At New York University, professor Mitchell Moss, who teaches urban policy, falls into the opposite camp. He calls Kennedy an attractive woman with brains—she's no Sarah Palin, he quips—and a New York icon. But he can't see this habitué of the Upper East Side taking on two grueling campaigns that would require her to press the flesh in the state's 62 counties, not to mention tasting corn and talking agricultural policy at county fairs, summer after summer. "Getting selected is up to one man," he says, "but getting elected is up to millions of people."
"And being a senator in New York takes an enormous willingness to give up your life. You'd be in D.C. for four days and around the state the other three."
A acquaintance of hers, Bill Cunningham, a former aide to New York Mayor Bloomberg and the late Sen. Daniel Moynihan, remarks: "This would be a totally different stage for her. Of all the Kennedys, she's perhaps been the least political up until this presidential election. You have to give up your private life to some extent to serve, and that [privacy] has been very important to her."
Cunningham points out that the faltering economy makes serving now a particular challenge, and her marquee name guarantees that she would be asked by any number of Democrats to help raise campaign dollars for them. "The state is short of cash. The economy is struggling. Your job in Washington would be to carry the torch for New York and its needs, while there are national issues involving healthcare and the federal budget, and because of who you are, you'd be asked to help other senators. You are really putting yourself into the maelstrom."
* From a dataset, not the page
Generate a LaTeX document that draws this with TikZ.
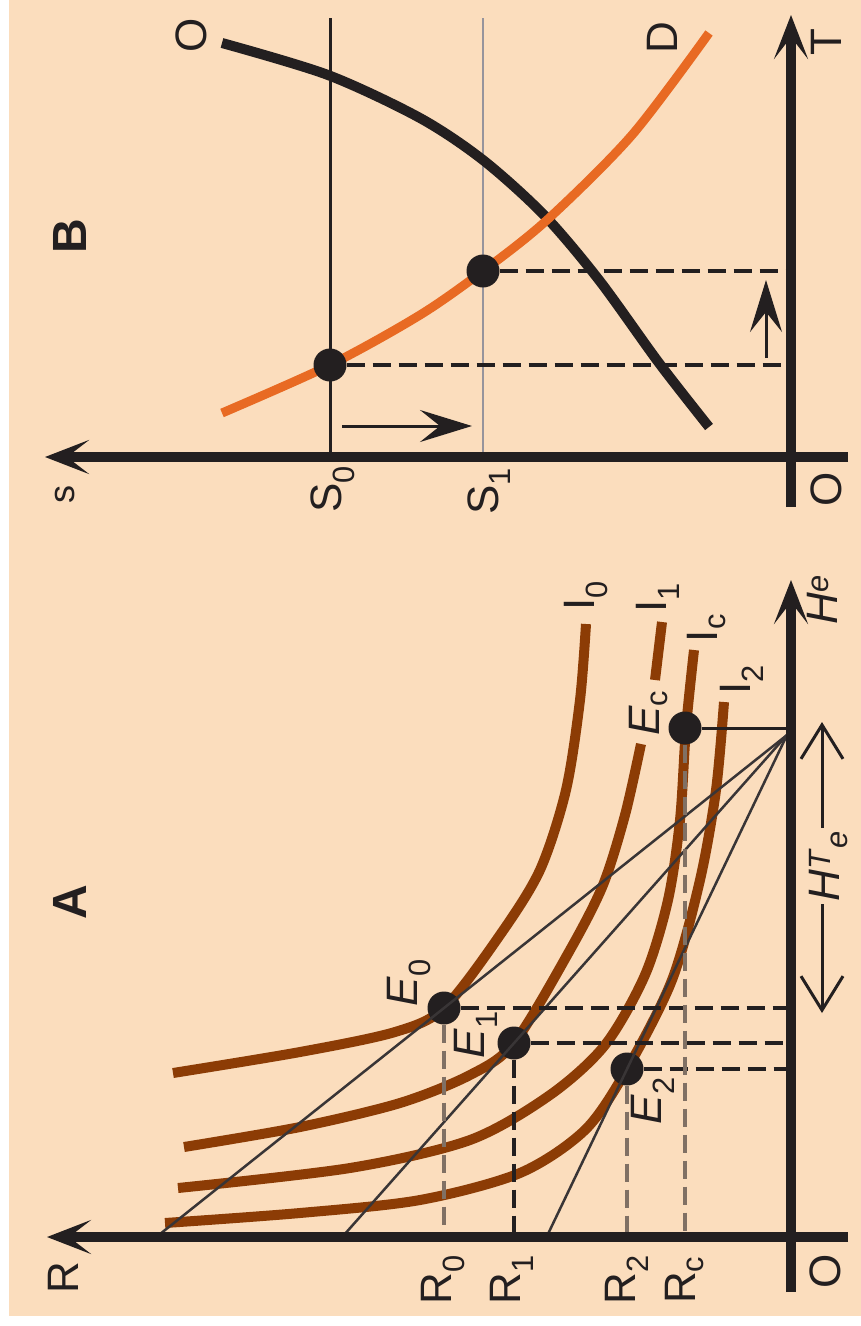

But the Kennedy friend counters that if anyone can handle a maelstrom, it's Caroline Kennedy, who has endured high-profile family tragedies and, this friend says, remained grounded, beloved, and a "class act." "Despite being at the center of attention for her entire life—she's grown up under klieg lights—she has never become a diva. She is a warm and caring and thoughtful and nice, nice person."
As for shouldering the weight of family legacy, the friend observes that Senate service, while it might seem like the family business, is far from her only avenue for service. With a 24-karat name and sterling reputation, she can pick up the phone and make big things happen.
The country's democratic traditions notwithstanding, dynasties aren't unique in American politics or the Senate. But while joining the world's most exclusive club is surely a temptation, particularly with a pal in the White House and an uncle poised to tutor her, she'll remain a citizen of the world, whatever she decides.